Long in the shadow of its cello successor, Dvořák’s Violin Concerto (1880) has come into its own over recent years – its relative unorthodoxy of formal design not getting in the way of its expressive richness. Nor is this is a virtuoso vehicle, as Arabella Steinbacher confirmed with her forthright yet never too demonstrative approach in an opening Allegro which emerged as weightier and less evidently preludial than it often does, while a melting transition meant that the Adagio was launched in ideal fashion and its emotional warmth intensified without being disrupted by those outbursts towards its centre. The final Allegro was less impetuous than is sometimes the case (though all three movements are qualified with ‘ma non troppo’), but there was no lack of buoyancy in its engaging progress towards an uninhibited and exhilarating coda. A winning account, then, by one of the finest from an era abundant in world-class female violinists. Steinbacher returned for a consummate reading of the ‘Obsession’ Prelude from Ysaÿe’s Second Solo Sonata – Bach and the ‘Dies irae’ rubbing shoulders in ominous fashion.
After the interval, a rare revival (outside of Czech-speaking territories) for Prague (1904) in which Josef Suk pays tribute to his home city at a time when the urge towards Czech autonomy was once again gaining momentum. Its evocation of time(s) and place are channelled into a symphonic poem whose sectional progress is offset by the magical initial depiction of dawn over the city and an ethereal interlude (enhanced by a dextrous contribution from concertmaster Zsolt-Tihamér Visontay) that, coming mid-way through the rhetorical development in this extended sonata design, lightens the mood appreciably. Nor was there any risk of sprawling, as Hrůša kept a firm grip on events (which likely fulfil more than a purely musical purpose for those familiar with Czech history) prior to a grimly determined reprise and emergence of an apotheosis which, whatever its tendency to overkill, had an impact made tangible through the thrilling immediacy of brass and organ as this unwieldy though highly appealing piece – after which its composer’s outlook changed irrevocably – powered to its thunderous close.
Following this with Janáček’s Sinfonietta (1926) might in itself have been too much of a good thing, but Hrůša was mindful not to over-project the opening ‘Fanfares’ so that it did not pre-empt the alternately sardonic and heroic evocations of ‘The Castle’ or the warmly nostalgic overtones, giving rise to the most volatile emotions, of ‘The Queen’s Monastery’. The incisive rhythmic uniformity of ‘The Street’ did not preclude a glinting humour, while tension over the lengthy cumulative build-up of ‘The Town Hall’ was superbly controlled on the way to the climactic re-entry of additional brass for an intensified restatement of the opening intrada. Here again, Hrůša underlined his long-term convictions by keeping enough in reserve such that those final bars capped the whole with their irresistible sense of finality.

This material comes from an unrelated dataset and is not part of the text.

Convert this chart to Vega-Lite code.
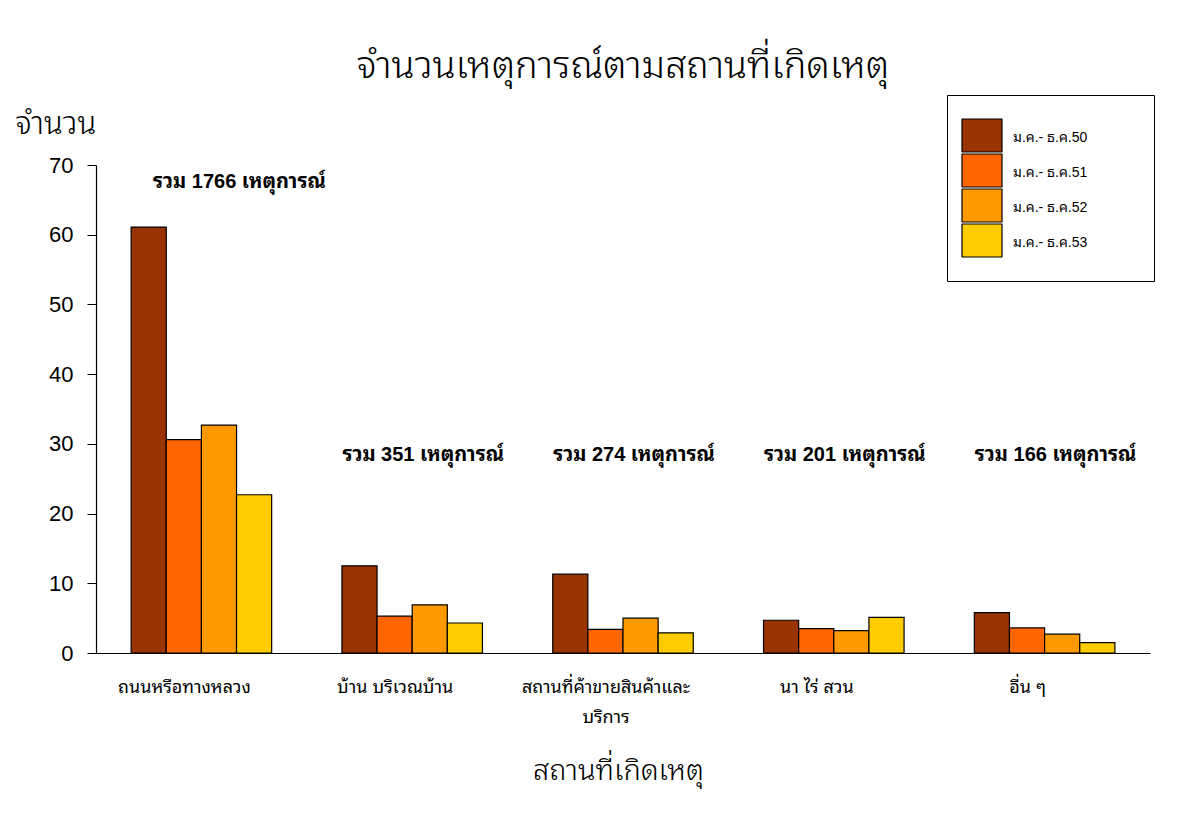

Those able to arrive at the Royal Festival Hall earlier than the concert would have heard the conductor offering an introduction and also enjoy performances of two contrasting chamber works by Janáček. Despite its detailed and often whimsical programme, Fairy Tale (1910) is a cello sonata in all except name – its succession of speculative, evocative and decisive movements ably rendered here by Yuki Ito and pianist Kumi Matsuo. The tensile emotions of Capriccio (1926) are a harder nut to crack, though this account by musicians from the Royal College of Music under James Murray – Natsumi Ikenaga calmly assured in the tricky left-hand piano part – had the measure of what is a recalcitrant piece even by the standards of Janáček’s last creative phase. A fine start then for this enterprising series, with further concerts scheduled for April 13 and May 15.